特に『まずは守備』を信条とする東京のようなチームにおいては、無失点を継続することが大事だ。
ある意味攻撃は水物で、選手の調子に大きく左右される面があると理解している。

裏返せば、今回の対戦相手だった広島は26本ものシュートを放っても無得点に終わった。それと同時に無失点を達成したからこそ、勝ち点1を広島へ持って帰ることができる。

『失点しないこと』
それは常勝へ向けた第一歩で、チームがぶれないための基礎である。

※川崎はよくわかりません。スタイルの違いと言えばそれまでか。


我々東京サポにとって、『無失点に終わるが勝てない試合』は身に覚えがあるだろう。マッシモ・フィッカデンティ率いた東京がまさにそれであった。
その結果、味の素スタジアムには『NO DRAW, TO WIN』という巨大横断幕が作成されることとなり、それは今も掲示されている。
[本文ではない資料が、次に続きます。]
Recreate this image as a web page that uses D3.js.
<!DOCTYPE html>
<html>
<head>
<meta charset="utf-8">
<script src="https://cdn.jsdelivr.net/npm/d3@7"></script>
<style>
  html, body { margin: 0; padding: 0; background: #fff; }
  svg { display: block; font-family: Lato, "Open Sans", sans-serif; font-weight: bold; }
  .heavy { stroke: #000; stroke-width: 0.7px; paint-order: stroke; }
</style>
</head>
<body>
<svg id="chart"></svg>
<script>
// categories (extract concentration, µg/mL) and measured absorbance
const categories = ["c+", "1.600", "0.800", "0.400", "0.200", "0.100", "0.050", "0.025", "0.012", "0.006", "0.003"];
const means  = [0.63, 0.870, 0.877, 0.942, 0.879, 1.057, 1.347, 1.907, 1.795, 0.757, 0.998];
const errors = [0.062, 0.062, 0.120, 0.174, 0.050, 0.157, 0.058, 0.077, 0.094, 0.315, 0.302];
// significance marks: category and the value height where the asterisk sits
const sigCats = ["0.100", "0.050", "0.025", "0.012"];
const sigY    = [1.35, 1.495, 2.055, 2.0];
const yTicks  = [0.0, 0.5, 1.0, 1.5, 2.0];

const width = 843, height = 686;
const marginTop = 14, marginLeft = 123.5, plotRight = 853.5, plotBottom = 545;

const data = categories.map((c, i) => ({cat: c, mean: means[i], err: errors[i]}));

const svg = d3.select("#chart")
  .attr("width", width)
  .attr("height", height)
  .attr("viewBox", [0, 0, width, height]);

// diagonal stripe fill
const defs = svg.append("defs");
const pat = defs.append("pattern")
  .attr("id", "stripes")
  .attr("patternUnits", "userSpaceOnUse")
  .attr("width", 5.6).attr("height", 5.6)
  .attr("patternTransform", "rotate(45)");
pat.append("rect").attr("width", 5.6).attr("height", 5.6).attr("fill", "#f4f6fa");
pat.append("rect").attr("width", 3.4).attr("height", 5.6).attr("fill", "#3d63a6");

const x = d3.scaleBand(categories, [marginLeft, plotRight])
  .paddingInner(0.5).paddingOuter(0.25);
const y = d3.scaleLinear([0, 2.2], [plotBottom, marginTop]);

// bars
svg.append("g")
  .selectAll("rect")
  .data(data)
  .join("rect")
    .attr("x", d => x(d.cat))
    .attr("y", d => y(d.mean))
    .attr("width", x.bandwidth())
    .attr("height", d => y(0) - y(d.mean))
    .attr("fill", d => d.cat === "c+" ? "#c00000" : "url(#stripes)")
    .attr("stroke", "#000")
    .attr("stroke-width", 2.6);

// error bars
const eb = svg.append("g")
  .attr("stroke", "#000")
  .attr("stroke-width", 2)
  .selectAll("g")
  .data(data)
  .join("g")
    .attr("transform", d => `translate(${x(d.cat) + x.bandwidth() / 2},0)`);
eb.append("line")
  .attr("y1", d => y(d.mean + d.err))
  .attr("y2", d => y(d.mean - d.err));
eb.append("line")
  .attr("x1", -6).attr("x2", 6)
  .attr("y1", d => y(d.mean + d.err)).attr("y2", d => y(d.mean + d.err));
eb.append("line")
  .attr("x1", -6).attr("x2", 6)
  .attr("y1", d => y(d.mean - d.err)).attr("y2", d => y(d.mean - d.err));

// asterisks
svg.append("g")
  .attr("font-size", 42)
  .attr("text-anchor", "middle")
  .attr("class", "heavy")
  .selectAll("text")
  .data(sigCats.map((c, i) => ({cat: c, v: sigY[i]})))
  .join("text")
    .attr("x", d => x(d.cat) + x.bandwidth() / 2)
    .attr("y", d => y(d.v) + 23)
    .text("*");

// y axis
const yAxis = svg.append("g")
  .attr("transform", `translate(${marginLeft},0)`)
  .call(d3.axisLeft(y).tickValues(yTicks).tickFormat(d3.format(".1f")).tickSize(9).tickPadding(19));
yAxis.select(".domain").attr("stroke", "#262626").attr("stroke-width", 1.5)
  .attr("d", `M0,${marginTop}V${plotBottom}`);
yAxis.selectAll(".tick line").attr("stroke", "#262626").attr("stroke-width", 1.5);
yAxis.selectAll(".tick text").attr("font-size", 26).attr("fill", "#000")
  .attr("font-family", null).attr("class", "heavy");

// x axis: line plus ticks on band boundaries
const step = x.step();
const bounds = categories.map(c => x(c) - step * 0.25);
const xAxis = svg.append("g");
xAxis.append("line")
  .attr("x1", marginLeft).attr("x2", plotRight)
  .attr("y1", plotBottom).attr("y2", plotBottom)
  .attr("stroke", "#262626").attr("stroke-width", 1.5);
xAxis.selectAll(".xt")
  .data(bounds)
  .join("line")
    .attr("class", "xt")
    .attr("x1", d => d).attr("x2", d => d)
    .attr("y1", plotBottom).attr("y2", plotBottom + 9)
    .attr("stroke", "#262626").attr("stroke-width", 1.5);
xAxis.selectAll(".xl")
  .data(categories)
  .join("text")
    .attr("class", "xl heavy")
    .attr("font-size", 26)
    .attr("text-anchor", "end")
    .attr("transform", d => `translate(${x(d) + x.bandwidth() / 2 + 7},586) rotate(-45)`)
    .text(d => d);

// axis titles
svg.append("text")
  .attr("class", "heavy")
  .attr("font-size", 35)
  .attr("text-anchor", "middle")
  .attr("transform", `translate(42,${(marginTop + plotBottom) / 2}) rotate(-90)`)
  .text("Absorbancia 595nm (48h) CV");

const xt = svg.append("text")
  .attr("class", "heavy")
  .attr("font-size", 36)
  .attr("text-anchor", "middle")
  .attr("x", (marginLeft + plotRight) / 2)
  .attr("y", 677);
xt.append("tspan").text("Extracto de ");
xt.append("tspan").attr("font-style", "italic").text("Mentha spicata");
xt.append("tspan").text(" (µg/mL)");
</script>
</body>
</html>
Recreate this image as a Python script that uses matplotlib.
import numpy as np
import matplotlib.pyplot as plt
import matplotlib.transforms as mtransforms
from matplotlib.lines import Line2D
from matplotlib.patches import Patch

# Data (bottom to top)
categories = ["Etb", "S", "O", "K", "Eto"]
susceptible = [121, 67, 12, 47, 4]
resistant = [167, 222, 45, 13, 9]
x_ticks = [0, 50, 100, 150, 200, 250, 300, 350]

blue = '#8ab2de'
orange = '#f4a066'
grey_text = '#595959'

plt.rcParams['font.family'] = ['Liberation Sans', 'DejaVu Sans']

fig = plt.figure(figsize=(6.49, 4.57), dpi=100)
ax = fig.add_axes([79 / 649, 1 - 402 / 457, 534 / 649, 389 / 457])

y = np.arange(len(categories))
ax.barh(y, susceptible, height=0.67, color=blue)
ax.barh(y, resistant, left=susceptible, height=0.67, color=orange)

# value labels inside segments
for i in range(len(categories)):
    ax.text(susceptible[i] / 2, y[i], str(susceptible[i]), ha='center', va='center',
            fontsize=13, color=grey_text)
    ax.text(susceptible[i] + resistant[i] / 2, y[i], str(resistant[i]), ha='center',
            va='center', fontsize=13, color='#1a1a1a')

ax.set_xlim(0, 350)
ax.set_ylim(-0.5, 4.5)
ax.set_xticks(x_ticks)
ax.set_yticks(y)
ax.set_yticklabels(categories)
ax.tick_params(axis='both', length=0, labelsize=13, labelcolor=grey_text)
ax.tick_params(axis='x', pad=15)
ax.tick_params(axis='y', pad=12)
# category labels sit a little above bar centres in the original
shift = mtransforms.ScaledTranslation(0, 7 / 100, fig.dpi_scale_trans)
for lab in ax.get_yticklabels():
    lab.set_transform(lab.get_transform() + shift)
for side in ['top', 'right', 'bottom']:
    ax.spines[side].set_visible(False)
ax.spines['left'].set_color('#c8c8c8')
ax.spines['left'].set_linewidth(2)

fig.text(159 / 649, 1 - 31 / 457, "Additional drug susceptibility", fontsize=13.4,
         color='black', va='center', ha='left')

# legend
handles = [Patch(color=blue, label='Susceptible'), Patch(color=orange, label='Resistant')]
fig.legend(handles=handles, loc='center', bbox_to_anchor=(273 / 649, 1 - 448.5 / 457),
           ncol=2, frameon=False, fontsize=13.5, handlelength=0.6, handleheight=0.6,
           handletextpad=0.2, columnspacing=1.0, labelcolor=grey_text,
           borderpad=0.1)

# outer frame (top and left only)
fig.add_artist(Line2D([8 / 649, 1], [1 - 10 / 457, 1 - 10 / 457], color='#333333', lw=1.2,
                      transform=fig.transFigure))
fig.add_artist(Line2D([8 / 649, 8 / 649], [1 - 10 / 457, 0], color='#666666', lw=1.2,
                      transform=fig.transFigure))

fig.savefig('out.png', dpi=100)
個人的にはマッシモの3年目を見たかったと今でも思う。
まずは守備の基礎を作る。それは安定した攻撃を組み立てる上でも間違いない。

長谷川健太監督は4年目を迎えるが、シーズン序盤にブレて基本がなくなりかけ、5連敗を喫したチームを立て直し、2連勝した後に0−3と大きく敗北した直後の試合において、今節のような無失点を果たせたことは大きい。

間違いなく東京には守備の基礎が身についている。
そこに攻撃を加えること、そのバランスを崩さず得点力を積み上げていくこと、非常に難題ではあるが、きっと長谷川トーキョーはそれを成してくれることだろう。それを信じて今シーズンも最後まで応援し続けよう。